Welche Auswirkungen kann der Versuch des „alles gleichzeitig“ haben?

HUFNAGL: Es gibt Nebenwirkungen: Sie unterhalten sich mit jemandem und während der andere spricht, denken Sie schon an etwas ganz anderes. Wir tun uns immer schwerer, zuzuhören oder Bücher bis zum Ende zu lesen. Wir sehen auch immer mehr Fälle von ADHS-ähnlichen Symptomen bei Erwachsenen. Ich treffe Manager, die können nicht mehr ruhig sitzen und können nicht mehr aufmerksam zuhören.

Sie propagieren in Ihren Vorträgen das Tagträumen: Warum ist das so wichtig?

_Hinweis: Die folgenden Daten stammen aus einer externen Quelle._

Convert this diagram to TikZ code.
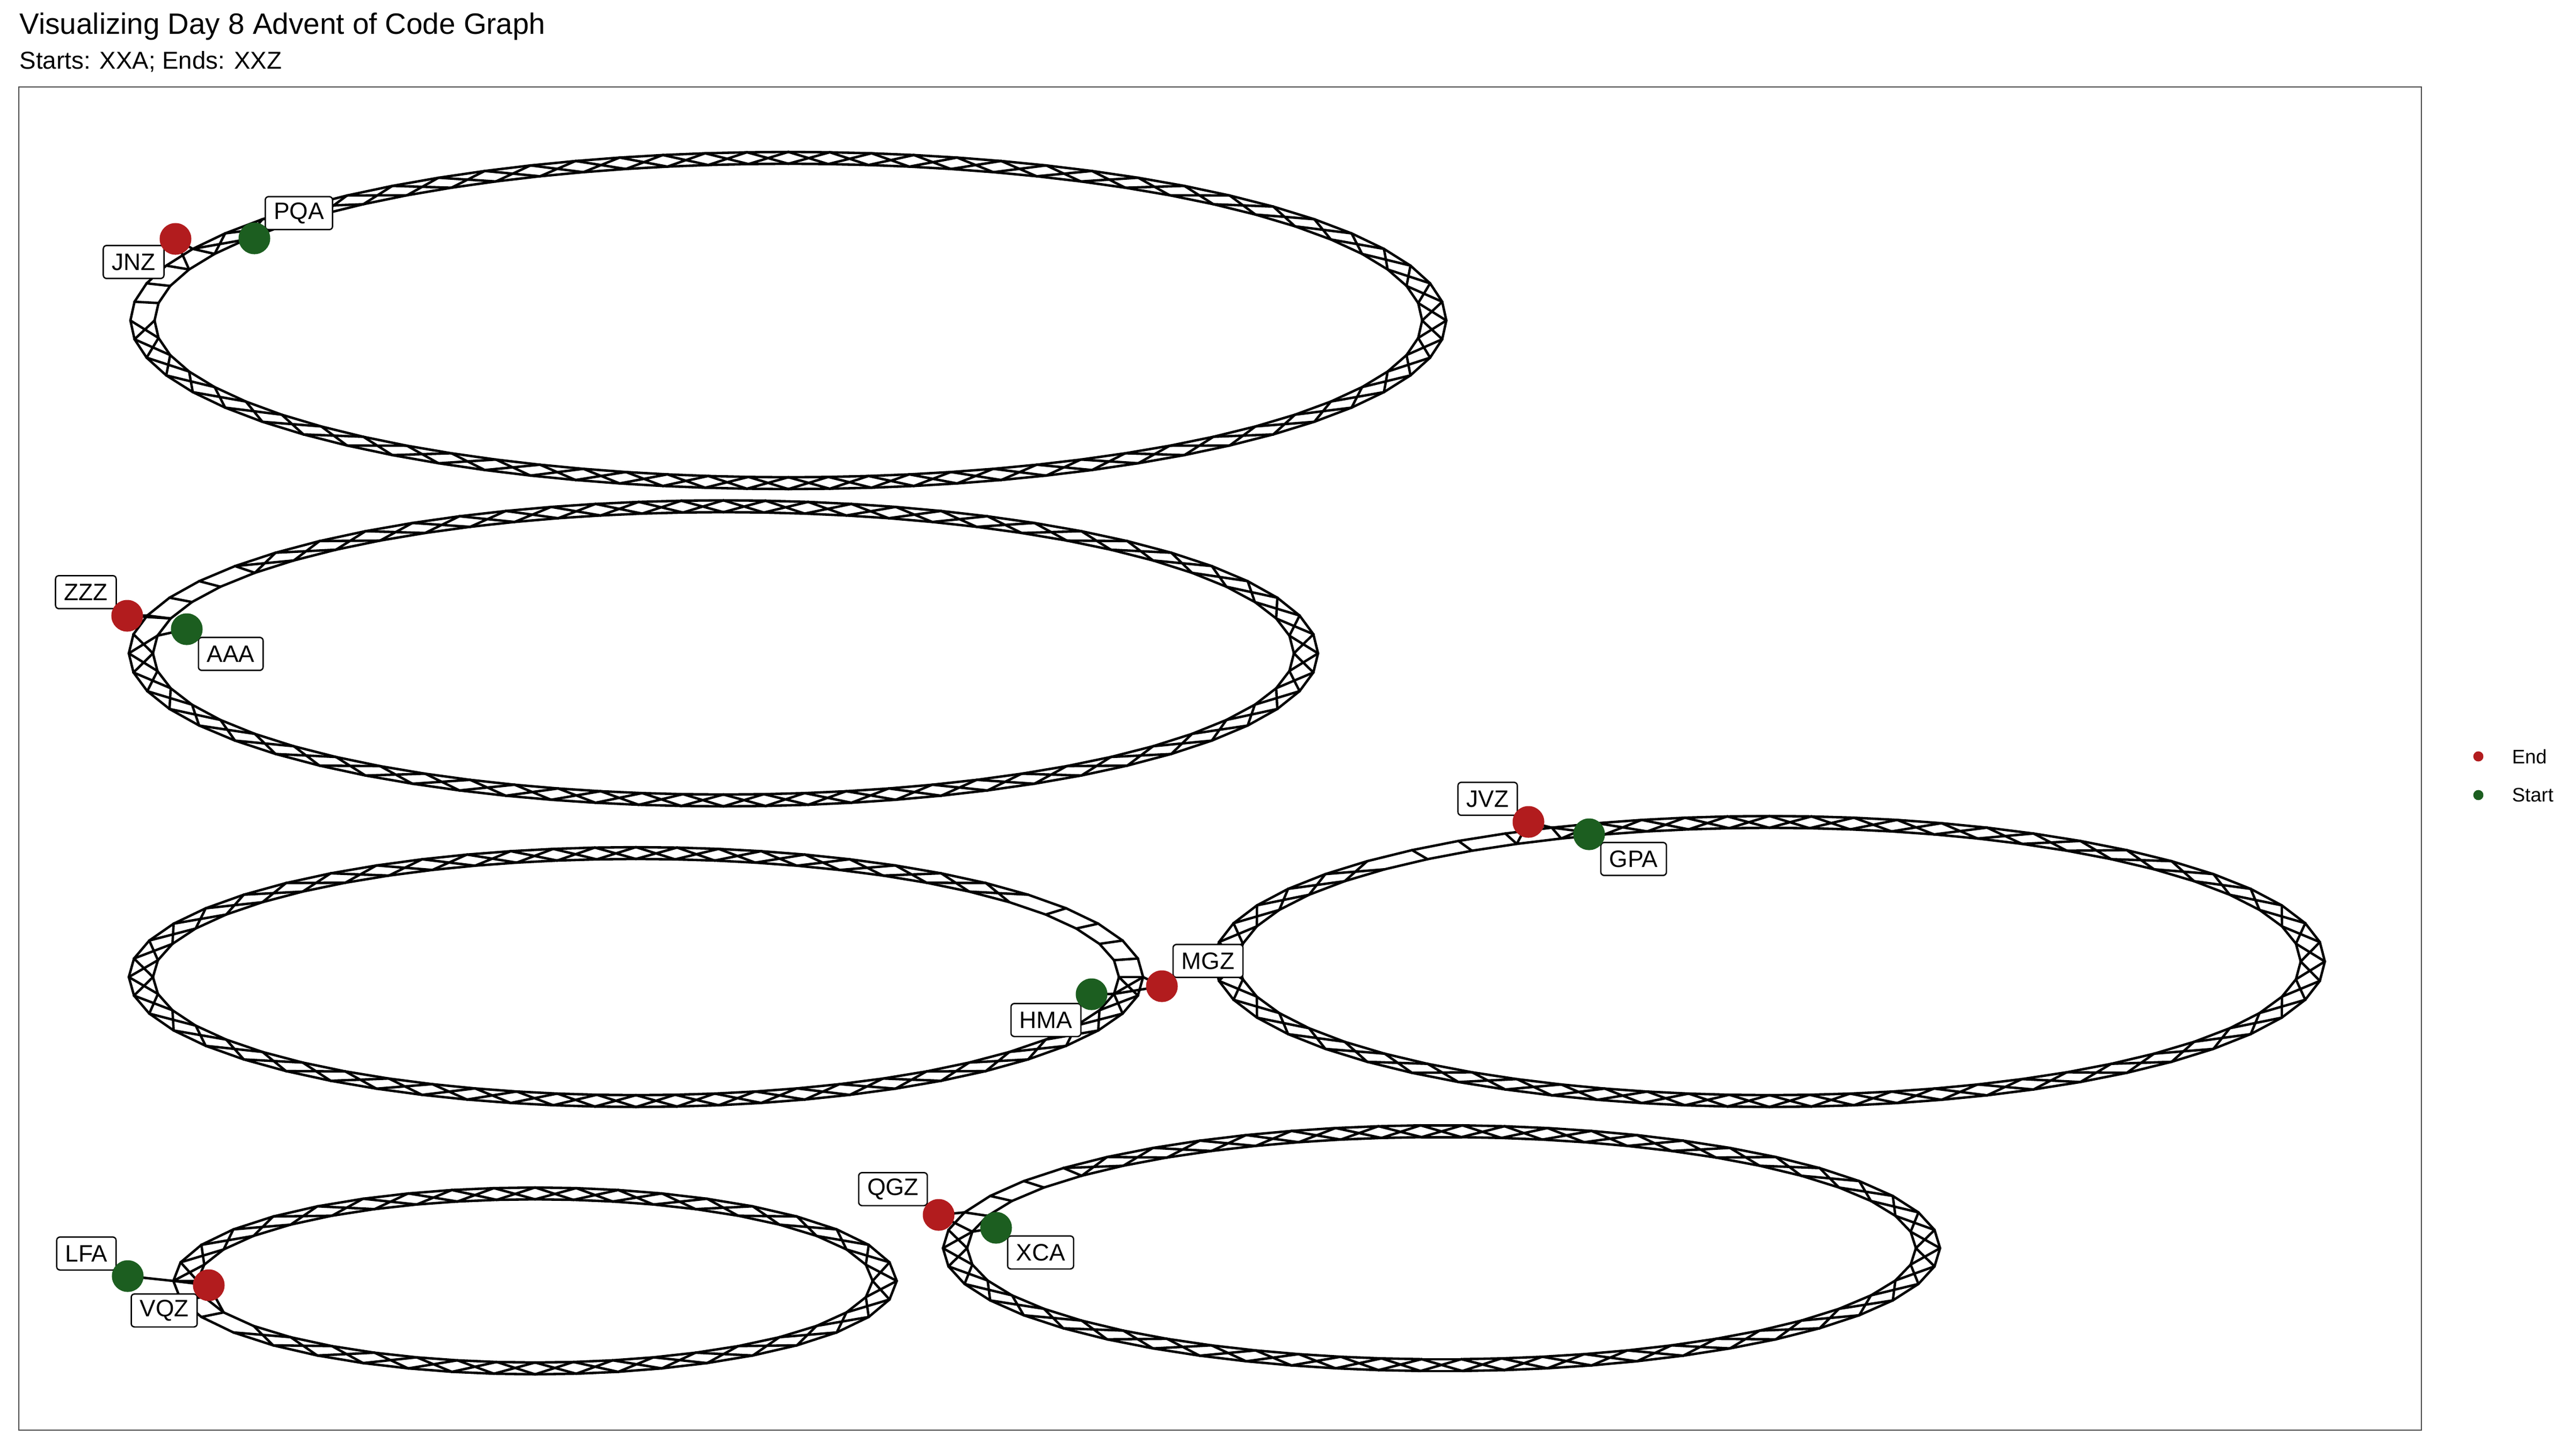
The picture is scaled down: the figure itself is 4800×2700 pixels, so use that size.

HUFNAGL: Durch die permanente Überforderung verlernen wir, loszulassen. Wir steigern uns rein, dramatisieren, schimpfen. Es bleibt keine Zeit mehr, die Gedanken ohne Ziel laufen zu lassen. Doch dieses Tagträumen ist so wichtig, da wir nur in diesem Zustand von außen auf unser Leben blicken können. Habe ich den richtigen Partner? Was mache ich mit meinem Geld? Welche Meinung vertrete ich?

Wie können wir das Tagträumen wieder ins Leben bringen?

HUFNAGL: Achtsamkeit ist der Schlüssel: Das kann man durch Entspannungstechniken erreichen oder Sie machen Sport oder Musik. Selbst Rasenmähen kann entspannend sein.